The playful aspect of postmodernism has become a new language for universal dumbing down. What should be a joyful, creative concept, cross-fertilising between different genres and cultures, has become the ultimate cop-out, an excuse for saying nothing about anything. What's missing in movies today, what's missing in much modern literature, is not intelligence or cleverness or originality, but emotion. The risk of seeming sentimental makes cowards of us all. Films in particular have always touched us in a rather primitive way. Old Hollywood may have been stuffy and old-fashioned in many respects, but in every sense of the term it had its heart in the right place. Films like "It's a Wonderful Life" or even the comparatively recent "The Elephant Man" had enough self-confidence to be openly emotional (indeed sentimental) and moving in ways which most cinema - both mainstream and so-called independent - would never even dream of being. The films of years past often seem sentimental and rather kitsch; of course in many cases they are sentimental and kitsch, but perhaps some of this is in our perspective, and indeed reflects our own lives.

Even in personal relations irony has become the dominant mode of expression, a safe way of saying nothing about what really matters; as Mark Eitzel puts it "our talk is always useless/it only makes us seem clever/while nothing changes nothing changes nothing changes not ever." In this age of alleged openness about every possible topic, the most important things are left unspoken. I don't advocate some kind of high seriousness where everyone wanders around only talking about Significant Things, but the fact remains that Irony wasn't meant to be this way.

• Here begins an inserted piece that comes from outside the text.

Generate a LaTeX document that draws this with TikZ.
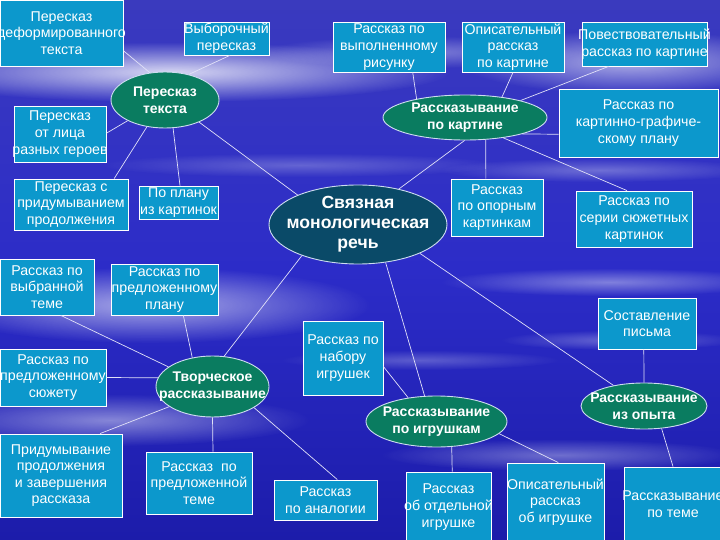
\documentclass[tikz,border=0pt]{standalone}
\usepackage{fontspec}
\setmainfont{Liberation Sans}
\usetikzlibrary{shapes.geometric,fadings}
\definecolor{boxcol}{RGB}{12,152,204}
\definecolor{ellgreen}{RGB}{10,124,96}
\definecolor{elldark}{RGB}{10,74,104}
\definecolor{ellline}{RGB}{205,220,240}
\definecolor{linecol}{RGB}{225,225,248}
\definecolor{bgtop}{RGB}{58,58,190}
\definecolor{bgmid}{RGB}{44,44,200}
\definecolor{bgbot}{RGB}{28,28,170}
\tikzfading[name=softglow, inner color=transparent!0, outer color=transparent!100]
\begin{document}
\begin{tikzpicture}[x=1pt,y=-1pt,
  box/.style={rectangle, draw=white, line width=0.9pt, fill=boxcol, inner sep=0pt},
  boxtxt/.style={text=white, align=center, inner sep=0pt, font=\fontsize{14.2}{16.6}\selectfont},
  ell/.style={ellipse, draw=ellline, line width=0.9pt, fill=ellgreen, inner sep=0pt},
  elltxt/.style={text=white, align=center, inner sep=0pt, font=\bfseries\fontsize{14}{16.6}\selectfont},
  bigtxt/.style={text=white, align=center, inner sep=0pt, font=\bfseries\fontsize{17.6}{20}\selectfont},
  link/.style={draw=linecol, line width=0.7pt},
  glow/.style={fill=white, path fading=softglow}]
\useasboundingbox (0,0) rectangle (720,540);
% background
\shade[top color=bgtop, bottom color=bgbot, middle color=bgmid] (0,0) rectangle (720,540);
\begin{scope}
\clip (0,0) rectangle (720,540);
\fill[glow, fill opacity=0.8] (170,72) ellipse [x radius=280, y radius=30];
\fill[glow, fill opacity=0.6] (630,62) ellipse [x radius=170, y radius=32];
\fill[glow, fill opacity=0.35] (420,52) ellipse [x radius=160, y radius=16];
\fill[glow, fill opacity=0.25] (300,165) ellipse [x radius=200, y radius=12];
\fill[glow, fill opacity=0.6] (150,305) ellipse [x radius=220, y radius=38];
\fill[glow, fill opacity=0.45] (110,420) ellipse [x radius=200, y radius=26];
\fill[glow, fill opacity=0.40] (610,282) ellipse [x radius=170, y radius=14];
\fill[glow, fill opacity=0.30] (620,340) ellipse [x radius=120, y radius=10];
\fill[glow, fill opacity=0.30] (600,170) ellipse [x radius=160, y radius=12];
\fill[glow, fill opacity=0.35] (560,455) ellipse [x radius=180, y radius=16];
\fill[glow, fill opacity=0.25] (420,360) ellipse [x radius=140, y radius=10];
\end{scope}
% nodes
\node[box, minimum width=123pt, minimum height=66pt, label={[boxtxt]center:Пересказ\\деформированного\\текста}] (b1) at (61.5,33) {};
\node[box, minimum width=85pt, minimum height=33pt, label={[boxtxt]center:Выборочный\\пересказ}] (b2) at (226.5,38.5) {};
\node[ell, minimum width=108pt, minimum height=56pt, label={[elltxt]center:Пересказ\\текста}] (e1) at (165,100) {};
\node[box, minimum width=92pt, minimum height=56pt, label={[boxtxt]center:Пересказ\\от лица\\разных героев}] (b4) at (60,134) {};
\node[box, minimum width=114pt, minimum height=51pt, label={[boxtxt]center:Пересказ с\\придумыванием\\продолжения}] (b5) at (71,204.5) {};
\node[box, minimum width=79pt, minimum height=33pt, label={[boxtxt]center:По плану\\из картинок}] (b6) at (178.5,202.5) {};
\node[ell, fill=elldark, minimum width=178pt, minimum height=79pt, label={[bigtxt]center:Связная\\монологическая\\речь}] (e0) at (358,224.5) {};
\node[box, minimum width=112pt, minimum height=50pt, label={[boxtxt]center:Рассказ по\\выполненному\\рисунку}] (b7) at (389,47) {};
\node[box, minimum width=102pt, minimum height=50pt, label={[boxtxt]center:Описательный\\рассказ\\по картине}] (b8) at (513,47) {};
\node[box, minimum width=125pt, minimum height=44pt, label={[boxtxt]center:Повествовательный\\рассказ по картине}] (b9) at (644.5,44) {};
\node[ell, minimum width=164pt, minimum height=45pt, label={[elltxt]center:Рассказывание\\по картине}] (e2) at (465,117.5) {};
\node[box, minimum width=159pt, minimum height=68pt, label={[boxtxt]center:Рассказ по\\картинно-графиче-\\скому плану}] (b11) at (638.5,123) {};
\node[box, minimum width=92pt, minimum height=57pt, label={[boxtxt]center:Рассказ\\по опорным\\картинкам}] (b12) at (497,207.5) {};
\node[box, minimum width=116pt, minimum height=56pt, label={[boxtxt]center:Рассказ по\\серии сюжетных\\картинок}] (b13) at (634,219) {};
\node[box, minimum width=94pt, minimum height=56pt, label={[boxtxt]center:Рассказ по\\выбранной\\теме}] (b14) at (47,287) {};
\node[box, minimum width=107pt, minimum height=51pt, label={[boxtxt]center:Рассказ по\\предложенному\\плану}] (b15) at (164.5,289.5) {};
\node[box, minimum width=106pt, minimum height=57pt, label={[boxtxt]center:Рассказ по\\предложенному\\сюжету}] (b16) at (53,377.5) {};
\node[ell, minimum width=113pt, minimum height=61pt, label={[elltxt]center:Творческое\\рассказывание}] (e3) at (212.5,386.5) {};
\node[box, minimum width=122pt, minimum height=83pt, label={[boxtxt]center:Придумывание\\продолжения\\и завершения\\рассказа}] (b18) at (61,475.5) {};
\node[box, minimum width=106pt, minimum height=62pt, label={[boxtxt]center:Рассказ\ \ по\\предложенной\\теме}] (b19) at (199,483) {};
\node[box, minimum width=103pt, minimum height=40pt, label={[boxtxt]center:Рассказ\\по аналогии}] (b20) at (325.5,500) {};
\node[box, minimum width=80pt, minimum height=74pt, label={[boxtxt]center:Рассказ по\\набору\\игрушек}] (b21) at (343,358) {};
\node[ell, minimum width=141pt, minimum height=51pt, label={[elltxt]center:Рассказывание\\по игрушкам}] (e4) at (436.5,421.5) {};
\node[box, minimum width=85pt, minimum height=70pt, label={[boxtxt]center:Рассказ\\об отдельной\\игрушке}] (b23) at (448.5,507) {};
\node[box, minimum width=97pt, minimum height=78pt, label={[boxtxt]center:Описательный\\рассказ\\об игрушке}] (b24) at (555.5,502) {};
\node[box, minimum width=98pt, minimum height=51pt, label={[boxtxt]center:Составление\\письма}] (b25) at (647,323.5) {};
\node[ell, minimum width=126pt, minimum height=46pt, label={[elltxt]center:Рассказывание\\из опыта}] (e5) at (644,406) {};
\node[box, minimum width=98pt, minimum height=74pt, label={[boxtxt]center:Рассказывание\\по теме}] (b27) at (673,504) {};
% connectors
\draw[link] (e1.119) -- (b1.-16);
\draw[link] (e1.47) -- (b2.-79);
\draw[link] (e1.209) -- (b4.1);
\draw[link] (e1.236) -- (b5.31);
\draw[link] (e1.286) -- (b6.85);
\draw[link] (e1.327) -- (e0.154);
\draw[link] (e2.159) -- (b7.-47);
\draw[link] (e2.29) -- (b8.south);
\draw[link] (e2.17) -- (b9.212);
\draw[link] (e2.344) -- (b11.188);
\draw[link] (e2.313) -- (b12.111);
\draw[link] (e2.332) -- (b13.104);
\draw[link] (e2.269) -- (e0.41);
\draw[link] (e3.156) -- (b14.-64);
\draw[link] (e3.125) -- (b15.-54);
\draw[link] (e3.171) -- (b16.east);
\draw[link] (e3.205) -- (b18.47);
\draw[link] (e3.south) -- (b19.66);
\draw[link] (e3.333) -- (b20.60);
\draw[link] (e3.69) -- (e0.209);
\draw[link] (b21.-12) -- (e4.140);
\draw[link] (e0.306) -- (e4.115);
\draw[link] (e4.301) -- (b23.84);
\draw[link] (e4.349) -- (b24.86);
\draw[link] (e0.335) -- (e5.146);
\draw[link] (b25.263) -- (e5.north);
\draw[link] (e5.308) -- (b27.north);
\end{tikzpicture}
\end{document}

Once (or so I'm told) people really believed in films, in books and in something which would now be called somewhat dismissively "high culture", or more precisely they believed in the importance of culture, in its power to change lives. Filmmakers such as Fellini, Godard, the young Scorcese and Copolla, Kurosawa and Truffaut made films that actually defined people's moods and outlook, enlarged their sense of themselves and of the world. Now there are more books than ever before, more films than ever before, more "stunning debuts" and "significant voices" than ever before, yet our culture's fragmentation is such that there are no "must-see" films or "must-see" books that become common experience and integral parts of our culture. As Coyne, the anti-hero cop of Hugo Hamilton's novel "Headbanger", there is too much self-expression these days.

There is no living scientific figure who has made such massive contributions to varied fields as the likes of Descartes or Pascal. Yet science has made vast advances this century simply because there are more people engaged in the scientific enterprise this century than any time in the past (mainly because there are far more people alive now than at any stage in the past) Science is a team game, an edifice built by many many unknown workers. I would hazard a guess that there are more novelists, poets, short story writers, screenwriters, film directors and general creative artists alive now than at any time in history. This certainly is no guarantee of quality. Literature can hardly be regarded as a team sport, and while the cinema by its nature is, there needs to be at least one genuinely creative intelligence involved.

Weirdly enough, "There's Something about Mary" proved a very unexpected breath of fresh air in this atmosphere. This was pure comedy with a certain innocence despite its apparent grossness. The Farrelly brothers weren't aiming for knowingness or evoking movies that did the same job better, they just went for being funny. Another exception to the norm was "The Last Days of Disco", which may have contained movie references aplenty, yet these were part of the characterisation, which again was genuine and true; here irony and knowingness weren't cop-outs but other tools in the box.

And that's the tragedy of the rise and rise of Corporate Irony. Just like a diet of chocolate quickly becomes unbearable, the omnipresence of Corporate Irony had robbed real irony of much of its effectiveness, real satire of its bite, and real emotion of its feeling. It is another step in the desensitisation of everyday life, our dissociation from our feelings.